_Exercise instructions:_ Repeat the lines below exactly as they appear, but leave out the images.

_Supplied material:_
────────

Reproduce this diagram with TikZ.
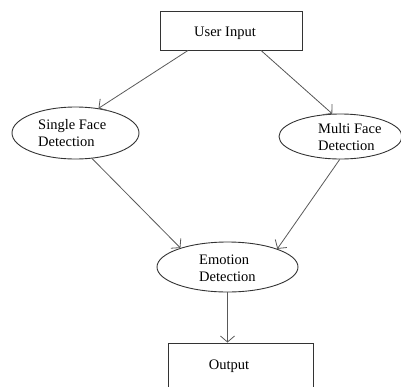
\documentclass[tikz,border=0pt]{standalone}
\usepackage{fontspec}
\setmainfont{Liberation Serif}
\usetikzlibrary{arrows.meta,shapes.geometric}
\begin{document}
\begin{tikzpicture}[x=1pt,y=-1pt,
  box/.style={draw=black!80,line width=0.9pt,inner sep=0pt},
  oval/.style={draw=black!80,line width=0.9pt,ellipse,inner sep=0pt},
  lbl/.style={font=\fontsize{14.5}{17}\selectfont,align=left,inner sep=0pt},
  conn/.style={draw=black!65,line width=0.8pt,-{Straight Barb[length=6pt,width=14pt]}}]
\useasboundingbox (0,0) rectangle (401,386);
\node[box,minimum width=142pt,minimum height=39pt] (ui) at (231,30.5) {};
\node[lbl] (uit) at (225,33) {User Input};
\node[oval,minimum width=127pt,minimum height=52pt] (sf) at (75.5,133) {};
\node[lbl,anchor=west] (sft) at (38,133) {Single Face\\Detection};
\node[oval,minimum width=123pt,minimum height=45pt] (mf) at (340.5,136.5) {};
\node[lbl,anchor=west] (mft) at (318,137) {Multi Face\\Detection};
\node[oval,minimum width=141pt,minimum height=50pt] (em) at (227.5,267) {};
\node[lbl,anchor=west] (emt) at (199,268) {Emotion\\Detection};
\node[box,minimum width=145pt,minimum height=60pt] (out) at (240.5,373) {};
\node[lbl] (outt) at (229,366) {Output};
\draw[conn] ([xshift=-43pt]ui.south) -- (sf.47);
\draw[conn] ([xshift=30pt]ui.south) -- (mf.110);
\draw[conn] (sf.303) -- (em.158);
\draw[conn] (mf.268) -- (em.20);
\draw[conn] (em.south) -- (em.south |- out.north);
\end{tikzpicture}
\end{document}
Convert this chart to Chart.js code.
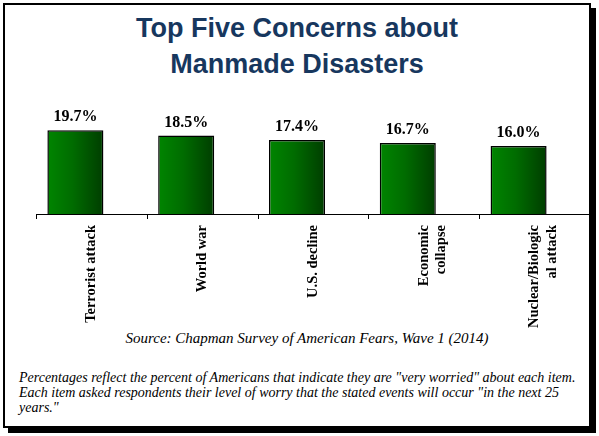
<!DOCTYPE html>
<html><head><meta charset="utf-8">
<script src="https://cdn.jsdelivr.net/npm/chart.js@4"></script>
<style>
body{margin:0;width:599px;height:436px;background:#fff;position:relative;overflow:hidden}
#frame{position:absolute;left:3px;top:3px;width:584px;height:421px;border:2px solid #000;box-shadow:5px 5px 0 #000;background:#fff}
#title{position:absolute;left:0;top:10px;width:594px;text-align:center;font:bold 27px "Liberation Sans",Arial,sans-serif;color:#17375E;line-height:36px}
#src{position:absolute;left:0;top:330px;width:614px;text-align:center;font:italic 15px "Liberation Serif",serif;color:#000}
#note{position:absolute;left:19px;top:370px;width:565px;font:italic 14px "Liberation Serif",serif;color:#000;line-height:15px}
#wrap{position:absolute;left:0;top:95px;width:599px;height:235px}
</style></head><body>
<div id="frame"></div>
<div id="title">Top Five Concerns about<br>Manmade Disasters</div>
<div id="wrap"><canvas id="c"></canvas></div>
<div id="src">Source: Chapman Survey of American Fears, Wave 1 (2014)</div>
<div id="note">Percentages reflect the percent of Americans that indicate they are "very worried" about each item. Each item asked respondents their level of worry that the stated events will occur "in the next 25 years."</div>
<script>
const categories=[["Terrorist attack"],["World war"],["U.S. decline"],["Economic","collapse"],["Nuclear/Biologic","al attack"]];
const values=[19.7,18.5,17.4,16.7,16.0];
const valueLabels=["19.7%","18.5%","17.4%","16.7%","16.0%"];
const CP=0.578, BP=1.75;
const labelsPlugin={id:'vl',afterDatasetsDraw(chart){const ctx=chart.ctx;ctx.save();ctx.font='bold 16px "Liberation Serif",serif';ctx.fillStyle='#000';ctx.textAlign='center';ctx.textBaseline='bottom';
chart.getDatasetMeta(0).data.forEach((b,i)=>ctx.fillText(valueLabels[i],b.x,b.y-5));
const a=chart.chartArea, y=a.bottom; ctx.strokeStyle='#000';ctx.lineWidth=1;ctx.beginPath();ctx.moveTo(a.left,y+0.5);ctx.lineTo(a.right,y+0.5);
const n=values.length,w=(a.right-a.left)/n;for(let i=0;i<=n;i++){const x=Math.round(a.left+i*w)+0.5;ctx.moveTo(x,y);ctx.lineTo(x,y+5);}ctx.stroke();ctx.restore();}};
new Chart(document.getElementById('c'),{type:'bar',
data:{labels:categories,datasets:[{data:values,borderColor:'#000',borderWidth:1.5,categoryPercentage:CP,barPercentage:BP,
backgroundColor(ctx){const ch=ctx.chart;const x=ch.scales.x;if(!x||ctx.dataIndex===undefined)return '#006000';const slot=(x.width/values.length)*CP/2;const cx=x.getPixelForValue(ctx.dataIndex)-slot/2;const hw=slot*BP/2;if(!isFinite(cx)||!isFinite(hw)||hw<=0)return '#006000';const g=ch.ctx.createLinearGradient(cx-hw,0,cx+hw,0);g.addColorStop(0,'#008500');g.addColorStop(0.45,'#006c00');g.addColorStop(1,'#003d00');return g;}},
{data:values.map(()=>null),categoryPercentage:CP,barPercentage:BP}]},
options:{responsive:true,maintainAspectRatio:false,animation:false,layout:{padding:{left:36,right:9,top:0,bottom:0}},
plugins:{legend:{display:false},tooltip:{enabled:false}},
scales:{y:{display:false,min:0,max:28},
x:{grid:{display:false},border:{display:false},ticks:{minRotation:90,maxRotation:90,padding:3,color:'#000',font:{family:'"Liberation Serif",serif',size:14.5,weight:'bold'}},afterFit(s){s.height=116;}}}},
plugins:[labelsPlugin]});
</script></body></html>
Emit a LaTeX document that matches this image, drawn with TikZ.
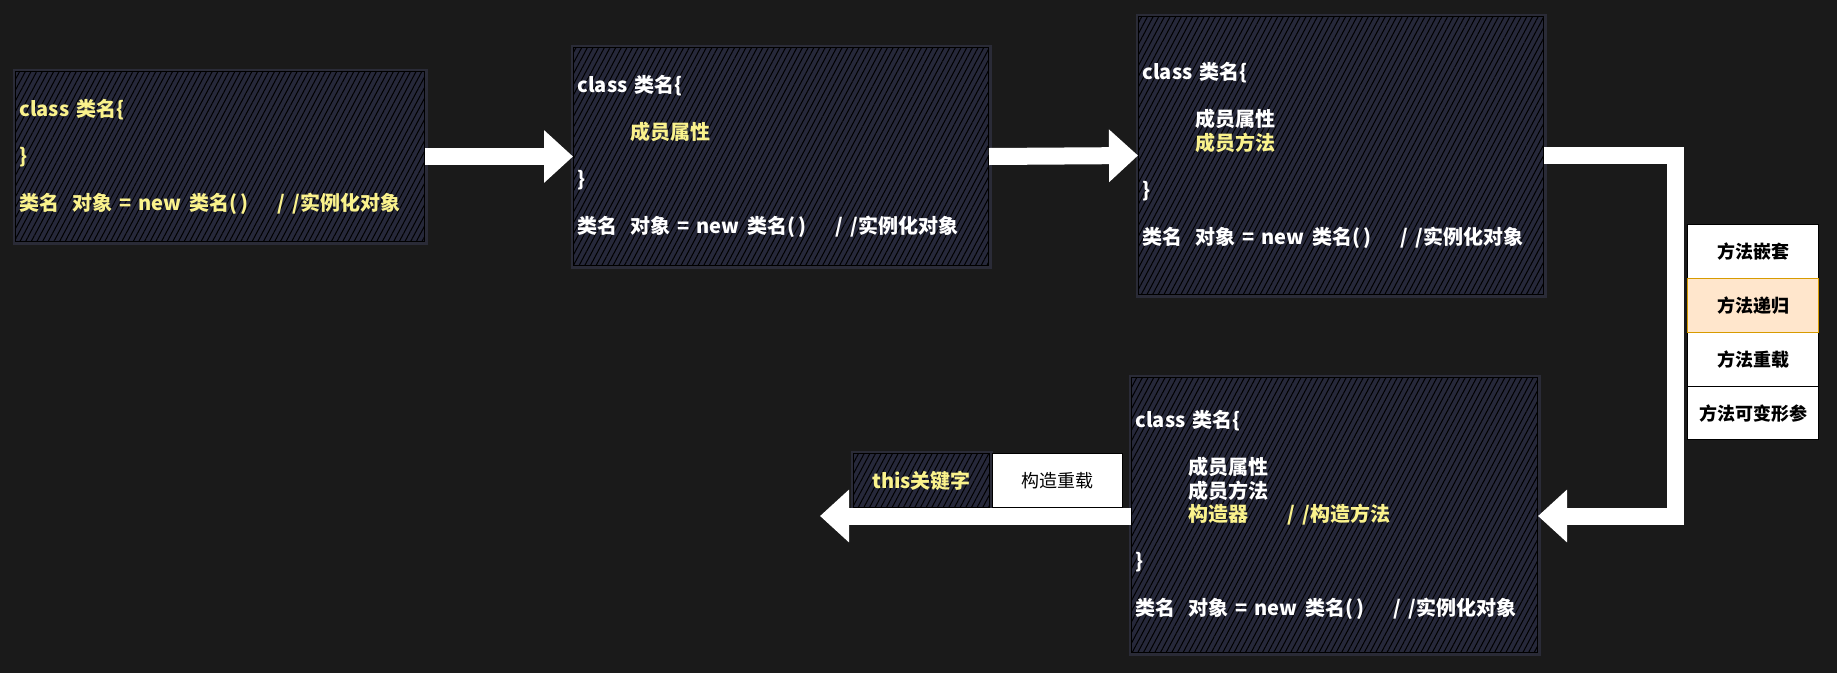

────────

_The solution:_
Reproduce this diagram with TikZ.
\documentclass[tikz,border=0pt]{standalone}
\usepackage{fontspec}
\setmainfont{Liberation Serif}
\usetikzlibrary{arrows.meta,shapes.geometric}
\begin{document}
\begin{tikzpicture}[x=1pt,y=-1pt,
  box/.style={draw=black!80,line width=0.9pt,inner sep=0pt},
  oval/.style={draw=black!80,line width=0.9pt,ellipse,inner sep=0pt},
  lbl/.style={font=\fontsize{14.5}{17}\selectfont,align=left,inner sep=0pt},
  conn/.style={draw=black!65,line width=0.8pt,-{Straight Barb[length=6pt,width=14pt]}}]
\useasboundingbox (0,0) rectangle (401,386);
\node[box,minimum width=142pt,minimum height=39pt] (ui) at (231,30.5) {};
\node[lbl] (uit) at (225,33) {User Input};
\node[oval,minimum width=127pt,minimum height=52pt] (sf) at (75.5,133) {};
\node[lbl,anchor=west] (sft) at (38,133) {Single Face\\Detection};
\node[oval,minimum width=123pt,minimum height=45pt] (mf) at (340.5,136.5) {};
\node[lbl,anchor=west] (mft) at (318,137) {Multi Face\\Detection};
\node[oval,minimum width=141pt,minimum height=50pt] (em) at (227.5,267) {};
\node[lbl,anchor=west] (emt) at (199,268) {Emotion\\Detection};
\node[box,minimum width=145pt,minimum height=60pt] (out) at (240.5,373) {};
\node[lbl] (outt) at (229,366) {Output};
\draw[conn] ([xshift=-43pt]ui.south) -- (sf.47);
\draw[conn] ([xshift=30pt]ui.south) -- (mf.110);
\draw[conn] (sf.303) -- (em.158);
\draw[conn] (mf.268) -- (em.20);
\draw[conn] (em.south) -- (em.south |- out.north);
\end{tikzpicture}
\end{document}
Convert this chart to Chart.js code.
<!DOCTYPE html>
<html><head><meta charset="utf-8">
<script src="https://cdn.jsdelivr.net/npm/chart.js@4"></script>
<style>
body{margin:0;width:599px;height:436px;background:#fff;position:relative;overflow:hidden}
#frame{position:absolute;left:3px;top:3px;width:584px;height:421px;border:2px solid #000;box-shadow:5px 5px 0 #000;background:#fff}
#title{position:absolute;left:0;top:10px;width:594px;text-align:center;font:bold 27px "Liberation Sans",Arial,sans-serif;color:#17375E;line-height:36px}
#src{position:absolute;left:0;top:330px;width:614px;text-align:center;font:italic 15px "Liberation Serif",serif;color:#000}
#note{position:absolute;left:19px;top:370px;width:565px;font:italic 14px "Liberation Serif",serif;color:#000;line-height:15px}
#wrap{position:absolute;left:0;top:95px;width:599px;height:235px}
</style></head><body>
<div id="frame"></div>
<div id="title">Top Five Concerns about<br>Manmade Disasters</div>
<div id="wrap"><canvas id="c"></canvas></div>
<div id="src">Source: Chapman Survey of American Fears, Wave 1 (2014)</div>
<div id="note">Percentages reflect the percent of Americans that indicate they are "very worried" about each item. Each item asked respondents their level of worry that the stated events will occur "in the next 25 years."</div>
<script>
const categories=[["Terrorist attack"],["World war"],["U.S. decline"],["Economic","collapse"],["Nuclear/Biologic","al attack"]];
const values=[19.7,18.5,17.4,16.7,16.0];
const valueLabels=["19.7%","18.5%","17.4%","16.7%","16.0%"];
const CP=0.578, BP=1.75;
const labelsPlugin={id:'vl',afterDatasetsDraw(chart){const ctx=chart.ctx;ctx.save();ctx.font='bold 16px "Liberation Serif",serif';ctx.fillStyle='#000';ctx.textAlign='center';ctx.textBaseline='bottom';
chart.getDatasetMeta(0).data.forEach((b,i)=>ctx.fillText(valueLabels[i],b.x,b.y-5));
const a=chart.chartArea, y=a.bottom; ctx.strokeStyle='#000';ctx.lineWidth=1;ctx.beginPath();ctx.moveTo(a.left,y+0.5);ctx.lineTo(a.right,y+0.5);
const n=values.length,w=(a.right-a.left)/n;for(let i=0;i<=n;i++){const x=Math.round(a.left+i*w)+0.5;ctx.moveTo(x,y);ctx.lineTo(x,y+5);}ctx.stroke();ctx.restore();}};
new Chart(document.getElementById('c'),{type:'bar',
data:{labels:categories,datasets:[{data:values,borderColor:'#000',borderWidth:1.5,categoryPercentage:CP,barPercentage:BP,
backgroundColor(ctx){const ch=ctx.chart;const x=ch.scales.x;if(!x||ctx.dataIndex===undefined)return '#006000';const slot=(x.width/values.length)*CP/2;const cx=x.getPixelForValue(ctx.dataIndex)-slot/2;const hw=slot*BP/2;if(!isFinite(cx)||!isFinite(hw)||hw<=0)return '#006000';const g=ch.ctx.createLinearGradient(cx-hw,0,cx+hw,0);g.addColorStop(0,'#008500');g.addColorStop(0.45,'#006c00');g.addColorStop(1,'#003d00');return g;}},
{data:values.map(()=>null),categoryPercentage:CP,barPercentage:BP}]},
options:{responsive:true,maintainAspectRatio:false,animation:false,layout:{padding:{left:36,right:9,top:0,bottom:0}},
plugins:{legend:{display:false},tooltip:{enabled:false}},
scales:{y:{display:false,min:0,max:28},
x:{grid:{display:false},border:{display:false},ticks:{minRotation:90,maxRotation:90,padding:3,color:'#000',font:{family:'"Liberation Serif",serif',size:14.5,weight:'bold'}},afterFit(s){s.height=116;}}}},
plugins:[labelsPlugin]});
</script></body></html>
Emit a LaTeX document that matches this image, drawn with TikZ.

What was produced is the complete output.